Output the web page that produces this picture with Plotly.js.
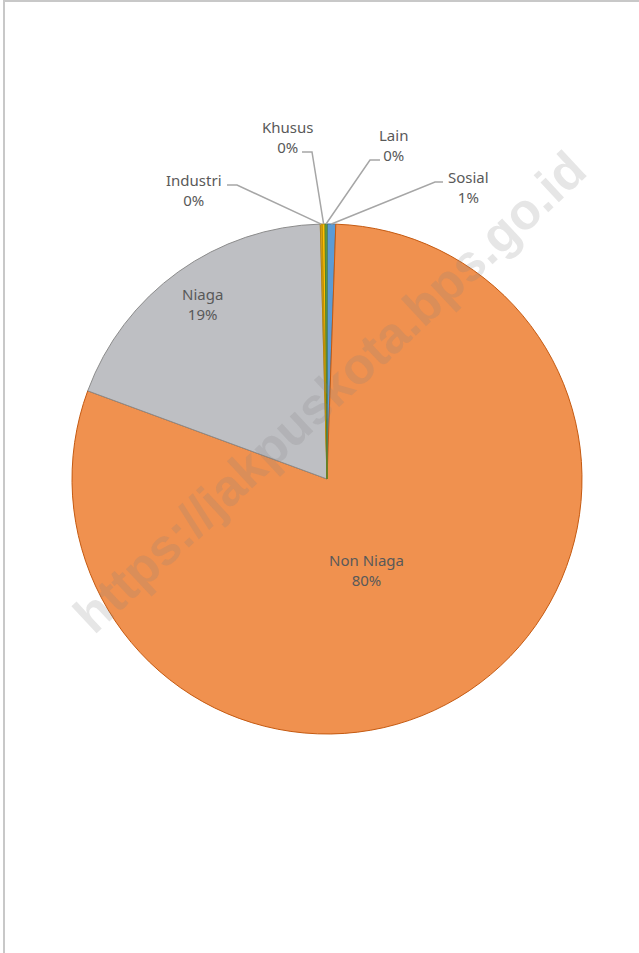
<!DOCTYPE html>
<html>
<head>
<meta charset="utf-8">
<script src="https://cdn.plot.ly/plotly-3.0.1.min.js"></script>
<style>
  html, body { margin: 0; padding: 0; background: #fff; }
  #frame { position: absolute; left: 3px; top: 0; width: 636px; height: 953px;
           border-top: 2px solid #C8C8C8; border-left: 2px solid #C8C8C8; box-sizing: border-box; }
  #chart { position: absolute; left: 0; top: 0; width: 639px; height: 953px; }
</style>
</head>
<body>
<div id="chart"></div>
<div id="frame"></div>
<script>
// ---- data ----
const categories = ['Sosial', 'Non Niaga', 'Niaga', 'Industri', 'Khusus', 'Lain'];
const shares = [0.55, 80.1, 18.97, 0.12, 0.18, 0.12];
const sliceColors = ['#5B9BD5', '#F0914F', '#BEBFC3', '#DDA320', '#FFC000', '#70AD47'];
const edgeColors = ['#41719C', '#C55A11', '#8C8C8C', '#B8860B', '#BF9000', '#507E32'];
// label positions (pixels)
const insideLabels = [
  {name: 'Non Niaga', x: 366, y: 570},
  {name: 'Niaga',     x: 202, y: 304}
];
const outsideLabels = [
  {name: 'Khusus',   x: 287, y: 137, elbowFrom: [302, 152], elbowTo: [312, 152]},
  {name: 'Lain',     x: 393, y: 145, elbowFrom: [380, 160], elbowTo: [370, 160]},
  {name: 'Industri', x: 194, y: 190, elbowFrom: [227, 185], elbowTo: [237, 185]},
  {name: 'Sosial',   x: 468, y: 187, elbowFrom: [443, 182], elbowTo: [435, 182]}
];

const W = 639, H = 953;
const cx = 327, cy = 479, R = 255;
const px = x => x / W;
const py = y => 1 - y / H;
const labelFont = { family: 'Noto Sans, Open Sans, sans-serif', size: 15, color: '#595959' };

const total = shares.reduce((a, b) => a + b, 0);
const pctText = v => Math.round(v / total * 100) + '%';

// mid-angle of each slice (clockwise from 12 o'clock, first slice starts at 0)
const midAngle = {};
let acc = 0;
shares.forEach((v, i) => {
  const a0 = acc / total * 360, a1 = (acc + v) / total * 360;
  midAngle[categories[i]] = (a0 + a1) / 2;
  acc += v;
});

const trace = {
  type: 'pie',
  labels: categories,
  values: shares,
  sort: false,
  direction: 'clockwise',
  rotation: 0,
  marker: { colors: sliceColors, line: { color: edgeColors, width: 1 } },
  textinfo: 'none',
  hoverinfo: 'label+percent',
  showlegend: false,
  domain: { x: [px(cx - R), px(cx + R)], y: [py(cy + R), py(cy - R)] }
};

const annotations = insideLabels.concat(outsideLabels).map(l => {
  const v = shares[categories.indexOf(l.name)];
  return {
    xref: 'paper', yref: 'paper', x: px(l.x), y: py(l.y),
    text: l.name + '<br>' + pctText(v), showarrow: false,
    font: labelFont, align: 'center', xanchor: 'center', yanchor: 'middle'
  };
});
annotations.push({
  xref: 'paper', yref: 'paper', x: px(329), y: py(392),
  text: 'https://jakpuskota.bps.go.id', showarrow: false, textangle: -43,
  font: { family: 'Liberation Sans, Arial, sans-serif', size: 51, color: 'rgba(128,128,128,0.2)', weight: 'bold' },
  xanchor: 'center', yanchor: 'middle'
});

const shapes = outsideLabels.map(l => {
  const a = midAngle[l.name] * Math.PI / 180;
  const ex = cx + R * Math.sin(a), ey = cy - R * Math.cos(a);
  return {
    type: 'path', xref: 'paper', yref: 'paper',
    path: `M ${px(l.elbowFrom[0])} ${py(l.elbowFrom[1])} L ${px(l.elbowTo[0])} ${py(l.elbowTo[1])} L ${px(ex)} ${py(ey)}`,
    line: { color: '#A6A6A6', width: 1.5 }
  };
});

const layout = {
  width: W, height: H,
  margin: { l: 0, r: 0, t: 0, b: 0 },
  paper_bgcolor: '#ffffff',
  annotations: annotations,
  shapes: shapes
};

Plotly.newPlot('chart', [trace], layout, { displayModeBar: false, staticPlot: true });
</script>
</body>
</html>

* Exercise description
Restate the data above word for word. Do not include the images.

* Response for this exercise
Output the web page that produces this picture with Plotly.js.
<!DOCTYPE html>
<html>
<head>
<meta charset="utf-8">
<script src="https://cdn.plot.ly/plotly-3.0.1.min.js"></script>
<style>
  html, body { margin: 0; padding: 0; background: #fff; }
  #frame { position: absolute; left: 3px; top: 0; width: 636px; height: 953px;
           border-top: 2px solid #C8C8C8; border-left: 2px solid #C8C8C8; box-sizing: border-box; }
  #chart { position: absolute; left: 0; top: 0; width: 639px; height: 953px; }
</style>
</head>
<body>
<div id="chart"></div>
<div id="frame"></div>
<script>
// ---- data ----
const categories = ['Sosial', 'Non Niaga', 'Niaga', 'Industri', 'Khusus', 'Lain'];
const shares = [0.55, 80.1, 18.97, 0.12, 0.18, 0.12];
const sliceColors = ['#5B9BD5', '#F0914F', '#BEBFC3', '#DDA320', '#FFC000', '#70AD47'];
const edgeColors = ['#41719C', '#C55A11', '#8C8C8C', '#B8860B', '#BF9000', '#507E32'];
// label positions (pixels)
const insideLabels = [
  {name: 'Non Niaga', x: 366, y: 570},
  {name: 'Niaga',     x: 202, y: 304}
];
const outsideLabels = [
  {name: 'Khusus',   x: 287, y: 137, elbowFrom: [302, 152], elbowTo: [312, 152]},
  {name: 'Lain',     x: 393, y: 145, elbowFrom: [380, 160], elbowTo: [370, 160]},
  {name: 'Industri', x: 194, y: 190, elbowFrom: [227, 185], elbowTo: [237, 185]},
  {name: 'Sosial',   x: 468, y: 187, elbowFrom: [443, 182], elbowTo: [435, 182]}
];

const W = 639, H = 953;
const cx = 327, cy = 479, R = 255;
const px = x => x / W;
const py = y => 1 - y / H;
const labelFont = { family: 'Noto Sans, Open Sans, sans-serif', size: 15, color: '#595959' };

const total = shares.reduce((a, b) => a + b, 0);
const pctText = v => Math.round(v / total * 100) + '%';

// mid-angle of each slice (clockwise from 12 o'clock, first slice starts at 0)
const midAngle = {};
let acc = 0;
shares.forEach((v, i) => {
  const a0 = acc / total * 360, a1 = (acc + v) / total * 360;
  midAngle[categories[i]] = (a0 + a1) / 2;
  acc += v;
});

const trace = {
  type: 'pie',
  labels: categories,
  values: shares,
  sort: false,
  direction: 'clockwise',
  rotation: 0,
  marker: { colors: sliceColors, line: { color: edgeColors, width: 1 } },
  textinfo: 'none',
  hoverinfo: 'label+percent',
  showlegend: false,
  domain: { x: [px(cx - R), px(cx + R)], y: [py(cy + R), py(cy - R)] }
};

const annotations = insideLabels.concat(outsideLabels).map(l => {
  const v = shares[categories.indexOf(l.name)];
  return {
    xref: 'paper', yref: 'paper', x: px(l.x), y: py(l.y),
    text: l.name + '<br>' + pctText(v), showarrow: false,
    font: labelFont, align: 'center', xanchor: 'center', yanchor: 'middle'
  };
});
annotations.push({
  xref: 'paper', yref: 'paper', x: px(329), y: py(392),
  text: 'https://jakpuskota.bps.go.id', showarrow: false, textangle: -43,
  font: { family: 'Liberation Sans, Arial, sans-serif', size: 51, color: 'rgba(128,128,128,0.2)', weight: 'bold' },
  xanchor: 'center', yanchor: 'middle'
});

const shapes = outsideLabels.map(l => {
  const a = midAngle[l.name] * Math.PI / 180;
  const ex = cx + R * Math.sin(a), ey = cy - R * Math.cos(a);
  return {
    type: 'path', xref: 'paper', yref: 'paper',
    path: `M ${px(l.elbowFrom[0])} ${py(l.elbowFrom[1])} L ${px(l.elbowTo[0])} ${py(l.elbowTo[1])} L ${px(ex)} ${py(ey)}`,
    line: { color: '#A6A6A6', width: 1.5 }
  };
});

const layout = {
  width: W, height: H,
  margin: { l: 0, r: 0, t: 0, b: 0 },
  paper_bgcolor: '#ffffff',
  annotations: annotations,
  shapes: shapes
};

Plotly.newPlot('chart', [trace], layout, { displayModeBar: false, staticPlot: true });
</script>
</body>
</html>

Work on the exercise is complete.